Il demeure qu'il n'est pas toujours facile de résoudre un cas selon la justice, mais la charité ou la miséricorde — rappelais-je en la même occasion — «ne peuvent faire abstraction des exigences de la vérité. Un mariage valide, même s'il connaît de graves difficultés, ne pourrait pas être considéré comme invalide sans que l'on fasse violence à la vérité et en minant, de cette manière, l'unique fondement solide sur lequel peut s'appuyer la vie pastorale, conjugale et sociale» (ibid., p. 221).

Ce sont là des principes que je ressens le devoir de réaffirmer avec une particulière fermeté en cette Année de la famille, alors que l'on perçoit toujours plus clairement les risques qu'une mauvaise «compréhension» fait encourir à l'institution familiale.

6. Enfin, une juste attitude à l'égard de la loi tient également compte de sa fonction d'instrument au service du bon fonctionnement de la société humaine et, en ce qui concerne l'Eglise, de l'affirmation de la «communion».

Pour nourrir cette authentique «communion,» telle que le Concile Vatican II l'a décrite, il est absolument nécessaire de susciter un sens correct de la justice et de ses exigences raisonnables.

Aussi une des préoccupations du législateur et des administrateurs de la loi sera, respectivement, de créer et d'appliquer des normes qui soient fondées sur la vérité de ce que l'on doit faire dans les relations sociales et personnelles. L'autorité légitime devra ensuite s'efforcer de promouvoir la formation correcte de la conscience personnelle (cf. Veritatis splendor 75) pour que, bien formée, la conscience adhère naturellement à la vérité et ressente en elle un principe d'obéissance qui la pousse à se conformer aux directives de la loi (cf. ibid., 60; cf. encyclique Dominum et vivificantem de Jean-Paul II, 18 mai 1986, dans AAS, 78 [1986], pp. 859-860, n° 43).

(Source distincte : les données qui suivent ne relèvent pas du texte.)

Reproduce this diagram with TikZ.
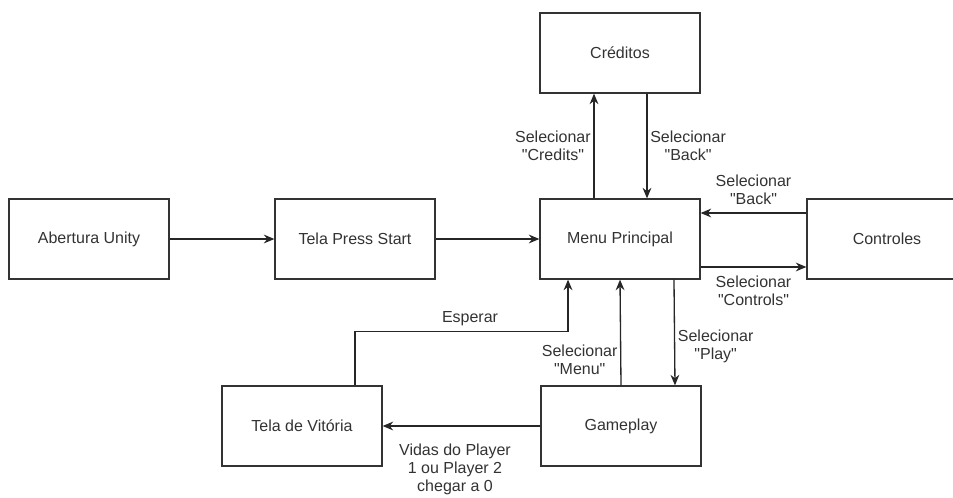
\documentclass[tikz,border=0pt]{standalone}
\usepackage{fontspec}
\setmainfont{Liberation Sans}[Ligatures=TeXOff]
\usetikzlibrary{arrows.meta}
\begin{document}
\begin{tikzpicture}
        [
        x=0.02cm, y=-0.02cm,
        Box/.style={rectangle,draw=black!80,line width=0.75pt,text=black!80,font=\fontsize{9.1pt}{10.2pt}\selectfont, minimum width=3.2cm, minimum height=1.6cm},
            Tag/.style={rectangle,text=black!80,font=\fontsize{9.1pt}{10.2pt}\selectfont,align=center,inner sep=1.5pt},
			Flow/.style={draw=black!85,line width=0.75pt,-{Stealth[length=6pt,width=5pt]}},
        ]
    
        \clip (0,0) rectangle (953,497);
        \fill[white] (0,0) rectangle (953,497);
        \node[Box] (cred) at (620,53){Créditos};
		\node[Box] (abert) at (89,239){Abertura Unity};
        \node[Box] (press) at (355,239){Tela Press Start};
        \node[Box] (menu) at (620,239){Menu Principal};
\node[Box] (ctrl) at (887,239){Controles};
\node[Box] (vit) at (302,426){Tela de Vitória};
\node[Box] (game) at (621,426){Gameplay};

\draw[Flow] (abert) -- (press);
\draw[Flow] (press) -- (menu);

\draw[Flow] ([xshift=-0.52cm]menu.north) -- node[Tag,anchor=east]{Selecionar\\"Credits"} ([xshift=-0.52cm]cred.south);
\draw[Flow] ([xshift=0.54cm]cred.south) -- node[Tag,anchor=west]{Selecionar\\"Back"} ([xshift=0.54cm]menu.north);

\draw[Flow] ([yshift=0.52cm]ctrl.west) -- node[Tag,above=3pt]{Selecionar\\"Back"} ([yshift=0.52cm]menu.east);
\draw[Flow] ([yshift=-0.56cm]menu.east) -- node[Tag,below=3pt]{Selecionar\\"Controls"} ([yshift=-0.56cm]ctrl.west);

\draw[Flow] ([xshift=1.08cm]menu.south) -- node[Tag,anchor=west,pos=0.63]{Selecionar\\"Play"} ([xshift=1.08cm]game.north);
\draw[Flow] (game.north) -- node[Tag,anchor=east,pos=0.24]{Selecionar\\"Menu"} (menu.south);

\draw[Flow] ([xshift=1.06cm]vit.north) -- ++(0,1.08cm) -| node[Tag,pos=0.27,above=1pt]{Esperar} ([xshift=-1.04cm]menu.south);

\draw[Flow] (game) -- node[Tag,below=0.3cm,xshift=-0.13cm]{Vidas do Player\\1 ou Player 2\\chegar a 0} (vit);
    
    \end{tikzpicture}
\end{document}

7. Ainsi, que ce soit dans le domaine individuel ou dans le domaine social, et plus spécifiquement ecclésial, la vérité et la justice pourront déployer leur splendeur: plus que jamais, toute l'humanité a aujourd'hui besoin de cela pour trouver la voie droite et son but final qui est Dieu.

Quelle importance a donc votre travail, illustres prélats auditeurs et chers collaborateurs de la Rote romaine! J'espère que les quelques considérations que je viens de vous exposer seront pour vous un stimulant et un soutien dans l'accomplissement de votre activité, pour laquelle je vous exprime mes vœux les plus cordiaux tandis que je vous assure de mon spécial souvenir dans la prière.

Pour confirmer ces sentiments, je vous accorde bien volontiers ma bénédiction, que je voudrais étendre aussi à tous ceux qui, dans l'Eglise, travaillent à cette tâche délicate de l'administration de la justice.